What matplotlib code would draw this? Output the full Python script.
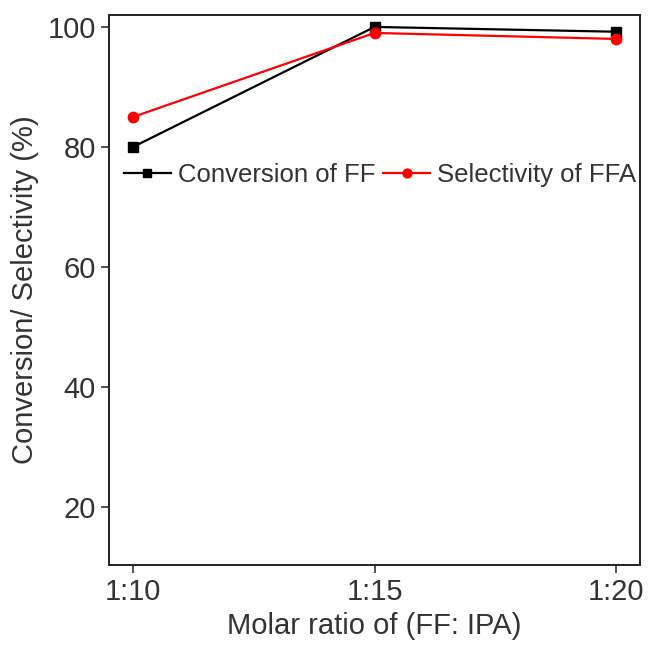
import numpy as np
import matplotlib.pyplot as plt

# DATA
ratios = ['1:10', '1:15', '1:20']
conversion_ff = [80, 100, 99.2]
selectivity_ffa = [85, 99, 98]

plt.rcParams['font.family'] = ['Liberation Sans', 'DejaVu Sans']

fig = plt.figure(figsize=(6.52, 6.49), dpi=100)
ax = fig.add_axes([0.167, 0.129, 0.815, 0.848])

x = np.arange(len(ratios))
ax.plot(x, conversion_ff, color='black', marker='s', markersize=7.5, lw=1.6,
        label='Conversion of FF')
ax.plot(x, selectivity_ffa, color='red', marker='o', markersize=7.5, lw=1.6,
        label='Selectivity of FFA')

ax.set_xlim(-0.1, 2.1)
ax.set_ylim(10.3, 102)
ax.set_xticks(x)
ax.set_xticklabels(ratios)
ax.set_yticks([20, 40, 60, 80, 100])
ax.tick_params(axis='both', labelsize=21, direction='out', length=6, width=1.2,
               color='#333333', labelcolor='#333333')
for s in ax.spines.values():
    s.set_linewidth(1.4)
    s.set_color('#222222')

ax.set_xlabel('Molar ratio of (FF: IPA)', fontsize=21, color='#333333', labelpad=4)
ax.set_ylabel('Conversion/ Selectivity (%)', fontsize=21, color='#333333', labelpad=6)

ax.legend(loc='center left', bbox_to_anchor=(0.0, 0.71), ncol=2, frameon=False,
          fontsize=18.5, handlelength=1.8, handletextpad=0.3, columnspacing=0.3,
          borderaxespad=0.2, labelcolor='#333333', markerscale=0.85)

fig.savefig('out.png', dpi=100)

What to do — Omit the pictures, then quote the rest of the material above exactly.

Output —
What matplotlib code would draw this? Output the full Python script.
import numpy as np
import matplotlib.pyplot as plt

# DATA
ratios = ['1:10', '1:15', '1:20']
conversion_ff = [80, 100, 99.2]
selectivity_ffa = [85, 99, 98]

plt.rcParams['font.family'] = ['Liberation Sans', 'DejaVu Sans']

fig = plt.figure(figsize=(6.52, 6.49), dpi=100)
ax = fig.add_axes([0.167, 0.129, 0.815, 0.848])

x = np.arange(len(ratios))
ax.plot(x, conversion_ff, color='black', marker='s', markersize=7.5, lw=1.6,
        label='Conversion of FF')
ax.plot(x, selectivity_ffa, color='red', marker='o', markersize=7.5, lw=1.6,
        label='Selectivity of FFA')

ax.set_xlim(-0.1, 2.1)
ax.set_ylim(10.3, 102)
ax.set_xticks(x)
ax.set_xticklabels(ratios)
ax.set_yticks([20, 40, 60, 80, 100])
ax.tick_params(axis='both', labelsize=21, direction='out', length=6, width=1.2,
               color='#333333', labelcolor='#333333')
for s in ax.spines.values():
    s.set_linewidth(1.4)
    s.set_color('#222222')

ax.set_xlabel('Molar ratio of (FF: IPA)', fontsize=21, color='#333333', labelpad=4)
ax.set_ylabel('Conversion/ Selectivity (%)', fontsize=21, color='#333333', labelpad=6)

ax.legend(loc='center left', bbox_to_anchor=(0.0, 0.71), ncol=2, frameon=False,
          fontsize=18.5, handlelength=1.8, handletextpad=0.3, columnspacing=0.3,
          borderaxespad=0.2, labelcolor='#333333', markerscale=0.85)

fig.savefig('out.png', dpi=100)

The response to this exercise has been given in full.